As you said, the problem may not have been
the smaller memlock limit.
Maybe Infiniband kept stale information about
the memory limits and fail.
The jobs would run right over TCP on Ethernet, with the
same memlock that made Infinband fail.
I may try a less_than_unlimited memlock value later (tests are not
easy on production machines).
In any case, it is kind of hard to come up
with a sensible number
(RAM/number_of_cores? less? more? a magic value?).
Any suggestions are welcome, of course.
Thank you,
Gus Correa
On 08/12/2013 07:43 PM, Ralph Castain wrote:
Seems strange that it would have something to do with IB - it seems that alloc
itself is failing, and at only 512 bytes, that doesn't seem like something IB
would cause.
If you write a little program that calls alloc (no MPI), does it also fail?

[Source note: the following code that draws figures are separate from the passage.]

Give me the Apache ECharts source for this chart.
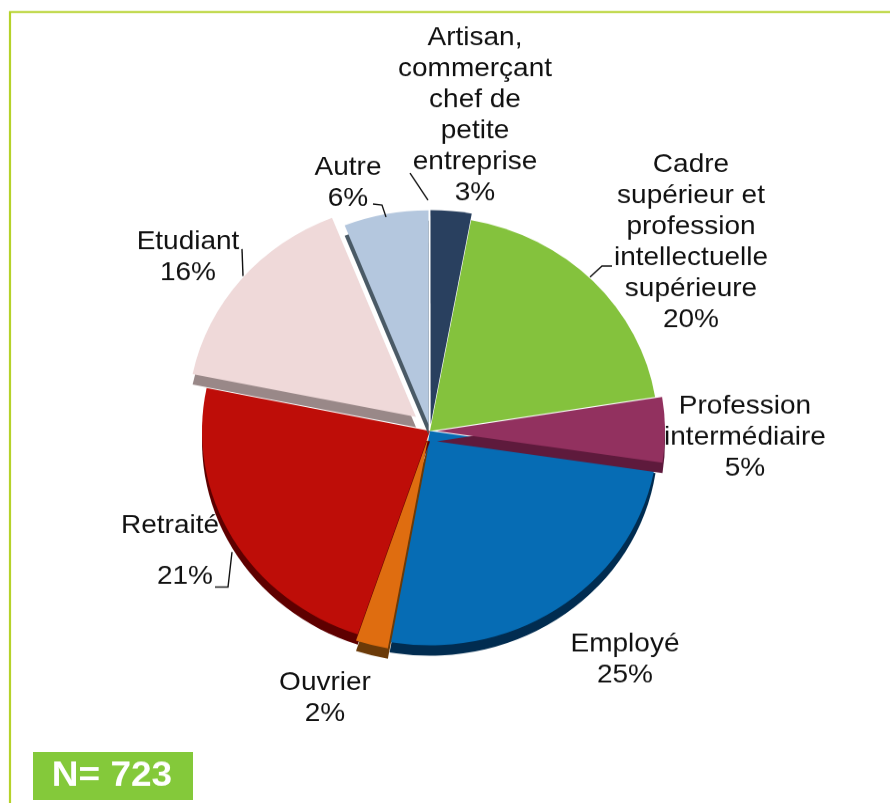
<!DOCTYPE html>
<html><head><meta charset="utf-8">
<style>html,body{margin:0;padding:0;background:#fff;overflow:hidden}#w{width:890px;height:803px;overflow:hidden}#c{width:890px;height:855px;transform:scale(1,0.94);transform-origin:0 0}</style>
<script src="https://cdn.jsdelivr.net/npm/echarts@6/dist/echarts.min.js"></script>
</head><body><div id="w"><div id="c"></div></div>
<script>
const S = 0.94;
const Y = y => y / S;
const categories = ["Employé","Ouvrier","Retraité","Etudiant","Autre","Artisan,\ncommerçant\nchef de\npetite\nentreprise","Cadre\nsupérieur et\nprofession\nintellectuelle\nsupérieure","Profession\nintermédiaire"];
const angleShares = [25.5,2.3,23.1,15.8,6,2.9,19.6,4.9];
const percentLabels = ["25%","2%","21%","16%","6%","3%","20%","5%"];
const colors = ["#066CB4","#DF6D10","#BE0D08","#EFD9D9","#B4C7DE","#29405F","#84C23D","#92315F"];
const depthColors = ["#012C50","#6B3A08","#5E0000","#998888","#4A5A66","#29405F","#84C23D","#5E1A3C"];
const exploded = [1,4,5,7];
const farIndex = 3;
const farShift = [-14,-14];
const withDepth = [0,1,2,3,4,7];
const labelPos = [[625,659.5],[325,698.5],[170,561],[188,257.5],[348,183],[475,115.5],[691,242],[745,437]];
const leaders = [
 [[410,173],[428,200]],
 [[373,204],[382,205],[386,217]],
 [[242,249],[243,276]],
 [[612,266],[602,266],[590,277]],
 [[215,587],[228,587],[232,552]]
];
const chart = echarts.init(document.getElementById('c'));
const font = '"Liberation Sans", Arial, sans-serif';
const P = p => [p[0], Y(p[1])];
const clear = 'rgba(0,0,0,0)';
const solid = i => ({color:colors[i],shadowColor:depthColors[i],shadowBlur:0,shadowOffsetX:0,shadowOffsetY:withDepth.includes(i)?11:0});
const base = {type:'pie',radius:[0,228],startAngle:-8.5,clockwise:true,avoidLabelOverlap:false,silent:true,labelLine:{show:false}};
chart.setOption({
  animation:false,
  backgroundColor:'#fff',
  graphic:[
    {type:'polyline',shape:{points:[[890,12],[10,12],[10,864]].map(P)},style:{fill:'none',stroke:'#B5D22A',lineWidth:2.2},silent:true},
    {type:'rect',shape:{x:33,y:Y(752),width:160,height:Y(48)},style:{fill:'#84C93A'},silent:true},
    {type:'text',x:112,y:Y(776),style:{text:'N= 723',fill:'#fff',font:'bold 37px '+font,align:'center',verticalAlign:'middle'},silent:true},
    ...leaders.map(p=>({type:'polyline',shape:{points:p.map(P)},style:{fill:'none',stroke:'#111',lineWidth:1.4},silent:true,z:20}))
  ],
  series:[
  {...base,
    center:[430,Y(431)],
    selectedMode:'multiple',
    selectedOffset:7,
    label:{show:false},
    data:categories.map((n,i)=>({name:n,value:angleShares[i],selected:exploded.includes(i),
      itemStyle:i===farIndex?{color:clear}:solid(i)}))
  },
  {...base,
    center:[430+farShift[0],Y(431+farShift[1])],
    label:{show:true,position:'outside',color:'#111',fontFamily:font,fontSize:28,lineHeight:33,align:'center'},
    labelLayout:p=>({x:labelPos[p.dataIndex][0],y:Y(labelPos[p.dataIndex][1]),align:'center',verticalAlign:'middle'}),
    data:categories.map((n,i)=>{
      const d={name:n,value:angleShares[i],
        itemStyle:i===farIndex?solid(i):{color:clear},
        label:{formatter:n+'\n'+percentLabels[i]}};
      if(i===2){d.label={formatter:'{a|Retraité}\n{b|21%}',rich:{a:{fontSize:28,lineHeight:33,fontFamily:font,color:'#111'},b:{fontSize:28,lineHeight:75,fontFamily:font,color:'#111',align:'right',padding:[0,6,0,0]}}};}
      return d;
    })
  }]
});
</script></body></html>
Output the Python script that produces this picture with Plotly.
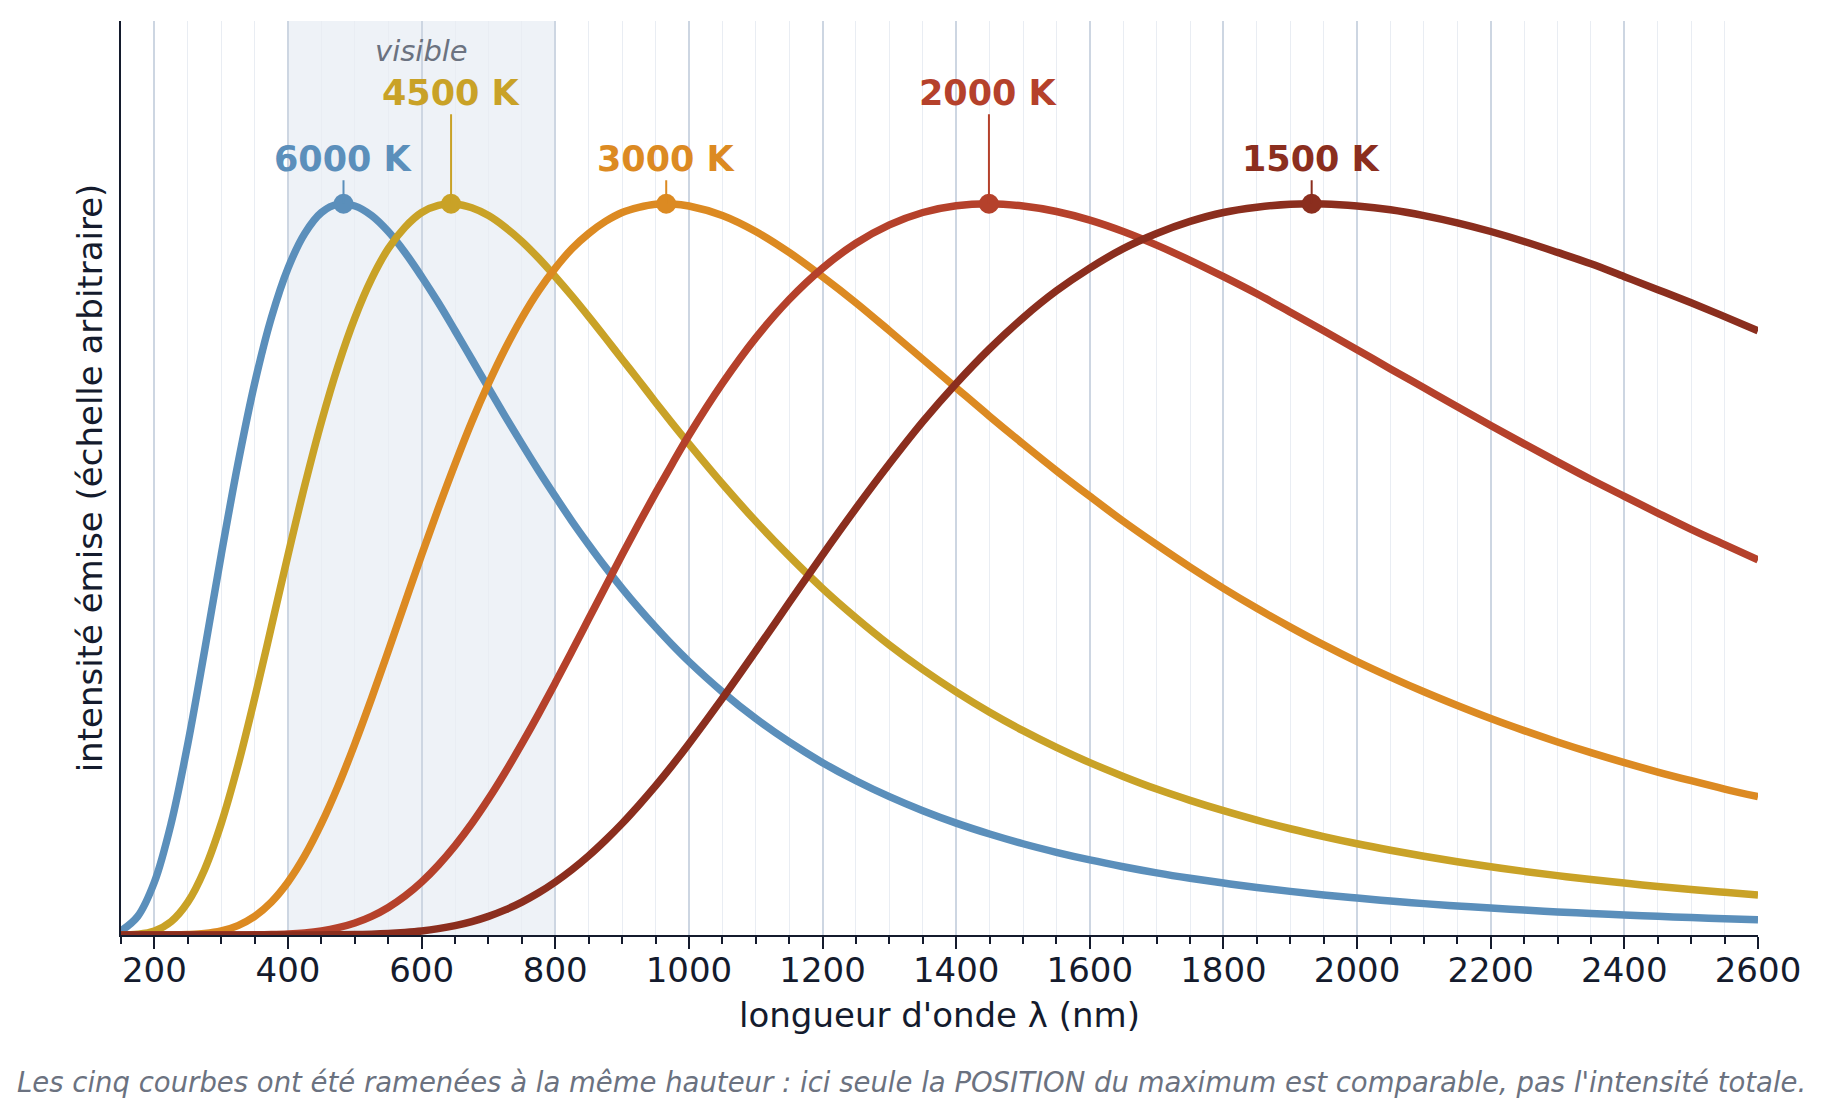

On Aug 12, 2013, at 3:35 PM, Gus Correa wrote:
Hi Ralph
Sorry if this is more of an IB than an OMPI problem,
but my view angle shows it through the OMPI jobs failing.
Yes, indeed I was setting memlock to unlimited in limits.conf
and in the pbs_mom, restarting everything, relaunching the job.
The error message changes, but it still fails on Infiniband,
now complaining about the IB driver, but also that it cannot
allocate memory.
Weird because when I ssh to the node and do ibstat it
responds (see below, please).
I actually ran ibstat everywhere, and all IB host adapters seem OK.
Thank you,
Gus Correa
*** the job stderr **
unable to alloc 512 bytes
Abort: Command not found.
unable to realloc 1600 bytes
Abort: Command not found.
libibverbs: Warning: couldn't load driver 'mlx4': libmlx4-rdmav2.so: failed to
map segment from shared object: Cannot allocate memory
libibverbs: Warning: couldn't load driver 'nes': libnes-rdmav2.so: failed to
map segment from shared object: Cannot allocate memory
libibverbs: Warning: couldn't load driver 'cxgb3': libcxgb3-rdmav2.so: failed
to map segment from shared object: Cannot allocate memory
libibverbs: Warning: couldn't load driver 'mthca': libmthca-rdmav2.so: failed
to map segment from shared object: Cannot allocate memory
libibverbs: Warning: couldn't load driver 'ipathverbs':
libipathverbs-rdmav2.so: failed to map segment from shared object: Cannot
allocate memory
libibverbs: Warning: no userspace device-specific driver found for
/sys/class/infiniband_verbs/uverbs0
libibverbs: Warning: couldn't load driver 'mlx4': libmlx4-rdmav2.so: failed to
map segment from shared object: Cannot allocate memory
libibverbs: Warning: couldn't load driver 'nes': libnes-rdmav2.so: failed to
map segment from shared object: Cannot allocate memory
libibverbs: Warning: couldn't load driver 'cxgb3': libcxgb3-rdmav2.so: failed
to map segment from shared object: Cannot allocate memory
libibverbs: Warning: couldn't load driver 'mthca': libmthca-rdmav2.so: failed
to map segment from shared object: Cannot allocate memory
libibverbs: Warning: couldn't load driver 'ipathverbs':
libipathverbs-rdmav2.so: failed to map segment from shared object: Cannot
allocate memory
[node15:29683] *** Process received signal ***
[node15:29683] Signal: Segmentation fault (11)
[node15:29683] Signal code: (128)
[node15:29683] Failing at address: (nil)
[node15:29683] *** End of error message ***
--
mpiexec noticed that process rank 0 with PID 29683 on node node15.cluster
exited on signal 11 (Segmentation fault).
--
[node15.cluster:29682] [[7785,0],0]-[[7785,1],2] mca_oob_tcp_msg_recv: readv
failed: Connection reset by peer (104)
*** ibstat on node15 *
[root@node15 ~]# ibstat
CA 'mlx4_0'
CA type: MT26428
Number of ports: 1
Firmware version: 2.7.700
Hardware version: b0
Node GUID: 0x00259016284c
System image GUID: 0x00259016284f
Port 1:
State: Active
Physical state: LinkUp
Rate: 40
Base lid: 11
LMC: 0
SM lid: 1
Capability mask: 0x02510868
Port GUID: 0x00259016284d
Link layer: IB
On 08/12/2013 05:29 PM, Ralph Castain wrote:
No, this has nothing to do with the registration limit.
For some reason, the system is refusing to create a thread -
i.e., it is pthread_create that is failing.
I have no idea what